Jerez-style wedding asado (Asado de boda Jerezano)

Total time: About 3 hours

Servings: 32

Note: Serve the dish over Mexican rice, with extra bolillos (Mexican rolls) for sopping up the sauce. Dried chiles can be found at Mexican and well-stocked markets. Bolillos and piloncillo (unrefined sugar, commonly shaped as a cone) can be found at Mexican markets. This makes much more puree than is needed for the final asado, which is good because it is fairly labor-intensive to make. The remaining puree can be frozen, then thawed and used as desired.

8 dried pasilla chiles

1 1/2 pounds dried chile chilacate, or red chiles (you can substitute dried New Mexico chiles)

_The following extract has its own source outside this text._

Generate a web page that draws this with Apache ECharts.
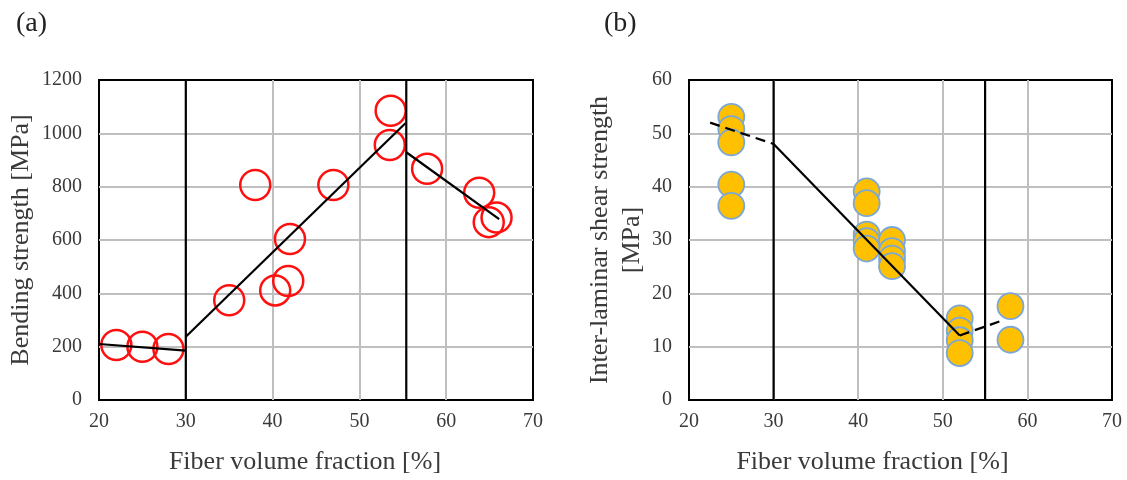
<!DOCTYPE html>
<html>
<head>
<meta charset="utf-8">
<script src="https://cdn.jsdelivr.net/npm/echarts@6/dist/echarts.min.js"></script>
<style>
  html, body { margin: 0; padding: 0; background: #fff; }
  #chart { width: 1127px; height: 480px; }
</style>
</head>
<body>
<div id="chart"></div>
<script>
// (a) bending strength vs fiber volume fraction
const fvfA  = [22, 25, 28, 35, 38, 40.3, 41.8, 42, 47, 53.6, 53.5, 57.8, 63.8, 64.9, 65.8];
const bendA = [206, 200, 191, 374, 806, 411, 446, 604, 806, 1085, 956, 867, 777, 667, 684];
// fitted segments of (a)
const fitA1 = [[20, 210], [30, 185]];
const fitA2 = [[30, 237], [55.3, 1038]];
const fitA3 = [[55.4, 929], [66.1, 678]];
const borderA = [30, 55.4]; // vertical region borders

// (b) inter-laminar shear strength vs fiber volume fraction
const fvfB  = [25, 25, 25, 25, 25, 41, 41, 41, 41, 41, 44, 44, 44, 44, 52, 52, 52, 52, 58, 58];
const ilssB = [53.1, 50.8, 48.3, 40.4, 36.4, 39.1, 36.9, 31, 29.8, 28.4, 30, 27.9, 26.5, 25.1, 15.3, 13, 11.2, 8.8, 17.6, 11.3];
const dashB1 = [[22.5, 52], [30, 48]];
const fitB   = [[30, 48], [52, 12.1]];
const dashB2 = [[52, 12.1], [57.2, 15]];
const borderB = [30, 55];

const xTicks = { min: 20, max: 70, interval: 10 };

const serif = "'Liberation Serif', 'Times New Roman', serif";
const textCol = '#3a3a3a';

function zip(xs, ys) { return xs.map((x, i) => [x, ys[i]]); }

function xAxisFor(grid, shift) {
  return {
    type: 'value', gridIndex: grid,
    min: xTicks.min, max: xTicks.max, interval: xTicks.interval,
    name: 'Fiber volume fraction [%]',
    nameLocation: 'middle', nameGap: 49,
    nameTextStyle: { fontFamily: serif, fontSize: 26, color: textCol, padding: [0, shift, 0, 0] },
    axisLine: { show: false },
    axisTick: { show: false },
    axisLabel: { fontFamily: serif, fontSize: 20, color: textCol, margin: 12, formatter: v => String(v) },
    splitLine: { show: true, showMinLine: false, showMaxLine: false, lineStyle: { color: '#bfbfbf', width: 2 } }
  };
}

function yAxisFor(grid, max, interval, name, gap) {
  return {
    type: 'value', gridIndex: grid,
    min: 0, max: max, interval: interval,
    name: name,
    nameLocation: 'middle', nameGap: gap,
    nameTextStyle: { fontFamily: serif, fontSize: 26, color: textCol, lineHeight: 32 },
    axisLine: { show: false },
    axisTick: { show: false },
    axisLabel: { fontFamily: serif, fontSize: 20, color: textCol, margin: 17, formatter: v => String(v) },
    splitLine: { show: true, showMinLine: false, showMaxLine: false, lineStyle: { color: '#bfbfbf', width: 2 } }
  };
}

// black line helper
function seg(grid, data, dashed) {
  return {
    type: 'line', xAxisIndex: grid, yAxisIndex: grid,
    data: data, symbol: 'none', z: 4, silent: true,
    lineStyle: { color: '#000', width: 2.2, type: dashed ? [10, 6] : 'solid' }
  };
}

const option = {
  animation: false,
  backgroundColor: '#fff',
  grid: [
    { left: 99, top: 80, width: 434, height: 322, show: true, borderColor: '#000', borderWidth: 2, backgroundColor: 'transparent' },
    { left: 689, top: 80, width: 423, height: 321, show: true, borderColor: '#000', borderWidth: 2, backgroundColor: 'transparent' }
  ],
  xAxis: [xAxisFor(0, 22), xAxisFor(1, 56)],
  yAxis: [
    yAxisFor(0, 1200, 200, 'Bending strength [MPa]', 62),
    yAxisFor(1, 60, 10, 'Inter-laminar shear strength\n[MPa]', 41)
  ],
  graphic: [
    { type: 'text', left: 16, top: 10, style: { text: '(a)', font: '28px ' + serif, fill: '#222' } },
    { type: 'text', left: 604, top: 10, style: { text: '(b)', font: '28px ' + serif, fill: '#222' } }
  ],
  series: [
    {
      type: 'scatter', xAxisIndex: 0, yAxisIndex: 0,
      data: zip(fvfA, bendA), symbolSize: 30,
      itemStyle: { color: 'rgba(255,255,255,0)', borderColor: '#ff1010', borderWidth: 2.5, opacity: 1 }
    },
    seg(0, fitA1), seg(0, fitA2), seg(0, fitA3),
    seg(0, [[borderA[0], 0], [borderA[0], 1200]]),
    seg(0, [[borderA[1], 0], [borderA[1], 1200]]),
    {
      type: 'scatter', xAxisIndex: 1, yAxisIndex: 1,
      data: zip(fvfB, ilssB), symbolSize: 26,
      itemStyle: { color: '#ffc000', borderColor: '#7ba7d7', borderWidth: 1.8, opacity: 1 }
    },
    seg(1, dashB1, true), seg(1, fitB), seg(1, dashB2, true),
    seg(1, [[borderB[0], 0], [borderB[0], 60]]),
    seg(1, [[borderB[1], 0], [borderB[1], 60]])
  ]
};

var chart = echarts.init(document.getElementById('chart'));
chart.setOption(option);
window.addEventListener('resize', function () { chart.resize(); });
</script>
</body>
</html>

9 pounds boneless pork shoulder

5 tablespoons salt, divided

7 cups lard, divided

7 bolillos, each cut into 4 pieces

3 (6-inch) Mexican cinnamon sticks (canela)

18 ounces Mexican chocolate, preferably in bar form, broken up with a hammer

Peel of 1/2 orange

3 (8-ounce) cones piloncillo, or 3 cups plus 2 tablespoons brown sugar, broken up with a hammer

4 bay leaves

1. Cut the pasilla and red chiles in half lengthwise and remove the seeds and stems. Set aside.

2. Cut the pork shoulder into small, thumb-sized pieces (including the skin and fat). Place the pork in a large bowl and toss with 1/4 cup salt.

3. In a large, heavy-bottom skillet or frying pan, heat 3 cups of lard over high heat. When the lard is melted and hot (test the heat with a piece of pork — it should sizzle and crackle when it hits the pan), pan-fry the pork. Fry the pork in a single layer until crisp and golden-brown (this will probably need to be done in batches), 15 to 20 minutes per batch, stirring the pork occasionally so it cooks evenly.